• [Data segment]:

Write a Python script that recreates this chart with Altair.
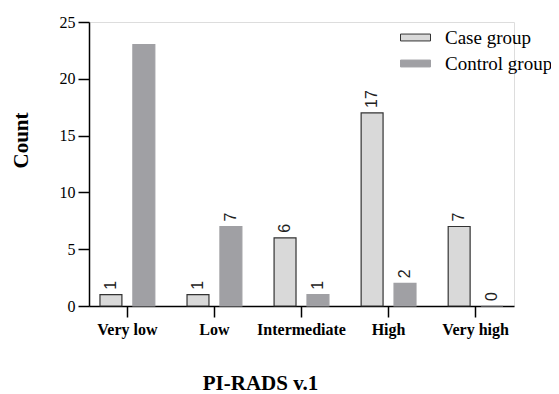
import altair as alt
import pandas as pd

categories = ["Very low", "Low", "Intermediate", "High", "Very high"]
groups = ["Case group", "Control group"]
case_values = [1, 1, 6, 17, 7]
control_values = [23, 7, 1, 2, 0]
# value labels printed above bars in the reference (the 23 is not printed)
case_labels = [True, True, True, True, True]
control_labels = [False, True, True, True, True]
y_ticks = [0, 5, 10, 15, 20, 25]

rows = []
for c, v, s in zip(categories, case_values, case_labels):
    rows.append({"cat": c, "group": groups[0], "value": v, "show": s})
for c, v, s in zip(categories, control_values, control_labels):
    rows.append({"cat": c, "group": groups[1], "value": v, "show": s})
df = pd.DataFrame(rows)

SERIF = "Liberation Serif"

x_enc = alt.X(
    "cat:N",
    sort=categories,
    scale=alt.Scale(paddingInner=0.37, paddingOuter=0.126),
    axis=alt.Axis(
        title="PI-RADS v.1",
        titleFont=SERIF,
        titleFontSize=21,
        titleFontWeight="bold",
        titleColor="black",
        titleX=171,
        titleY=83,
        titleAnchor="start",
        titleAlign="center",
        titleBaseline="alphabetic",
        labelFont=SERIF,
        labelFontSize=16,
        labelFontWeight="bold",
        labelColor="black",
        labelAngle=0,
        labelPadding=4,
        tickSize=11,
        tickColor="black",
        tickWidth=1.5,
        domainColor="black",
        domainWidth=1.5,
    ),
)
xoff = alt.XOffset("group:N", sort=groups, scale=alt.Scale(paddingInner=1 / 3, paddingOuter=0))
y_enc = alt.Y(
    "value:Q",
    scale=alt.Scale(domain=[0, 25], nice=False),
    axis=alt.Axis(
        title="Count",
        values=y_ticks,
        grid=False,
        titleFont=SERIF,
        titleFontSize=21,
        titleFontWeight="bold",
        titleColor="black",
        titleAngle=270,
        titleX=-68,
        titleY=118,
        titleAlign="center",
        titleBaseline="middle",
        labelFont=SERIF,
        labelFontSize=16,
        labelColor="black",
        labelPadding=3,
        tickSize=11,
        tickColor="black",
        tickWidth=1.5,
        domainColor="black",
        domainWidth=1.5,
    ),
)

bars = alt.Chart(df).mark_bar(strokeWidth=1.2).encode(
    x=x_enc,
    xOffset=xoff,
    y=y_enc,
    fill=alt.Fill(
        "group:N",
        sort=groups,
        scale=alt.Scale(domain=groups, range=["#d9d9d9", "#a0a0a4"]),
        legend=alt.Legend(
            title=None,
            orient="none",
            legendX=311,
            legendY=0,
            symbolType="M-1,-0.23H1V0.23H-1Z",
            symbolSize=900,
            symbolStrokeWidth=1,
            labelFont=SERIF,
            labelFontSize=19,
            labelColor="black",
            labelOffset=14,
            rowPadding=-6,
            labelLimit=300,
        ),
    ),
    stroke=alt.Stroke(
        "group:N",
        sort=groups,
        scale=alt.Scale(domain=groups, range=["#333333", "#a0a0a4"]),
        legend=None,
    ),
)

labels = alt.Chart(df).transform_filter(
    alt.datum.show
).mark_text(
    angle=270, align="left", baseline="middle", dx=5,
    font="Liberation Sans", fontSize=16, color="#222222",
).encode(
    x=alt.X("cat:N", sort=categories),
    xOffset=alt.XOffset("group:N", sort=groups),
    y=alt.Y("value:Q"),
    text=alt.Text("value:Q"),
)

chart = (
    alt.layer(bars, labels)
    .properties(
        width=425,
        height=284,
        autosize=alt.AutoSizeParams(type="none"),
        padding={"left": 81, "top": 14, "right": 37, "bottom": 88},
    )
    .configure_view(stroke=None)
    .configure(background="white")
)

chart.save("out.html", embed_options={"renderer": "svg", "actions": False})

• [What you have to do]: Leave the pictures out and reproduce exactly the lines from the top of the listing above through the line with "import pandas as pd".

• [Correct response]:
Write a Python script that recreates this chart with Altair.
import altair as alt
import pandas as pd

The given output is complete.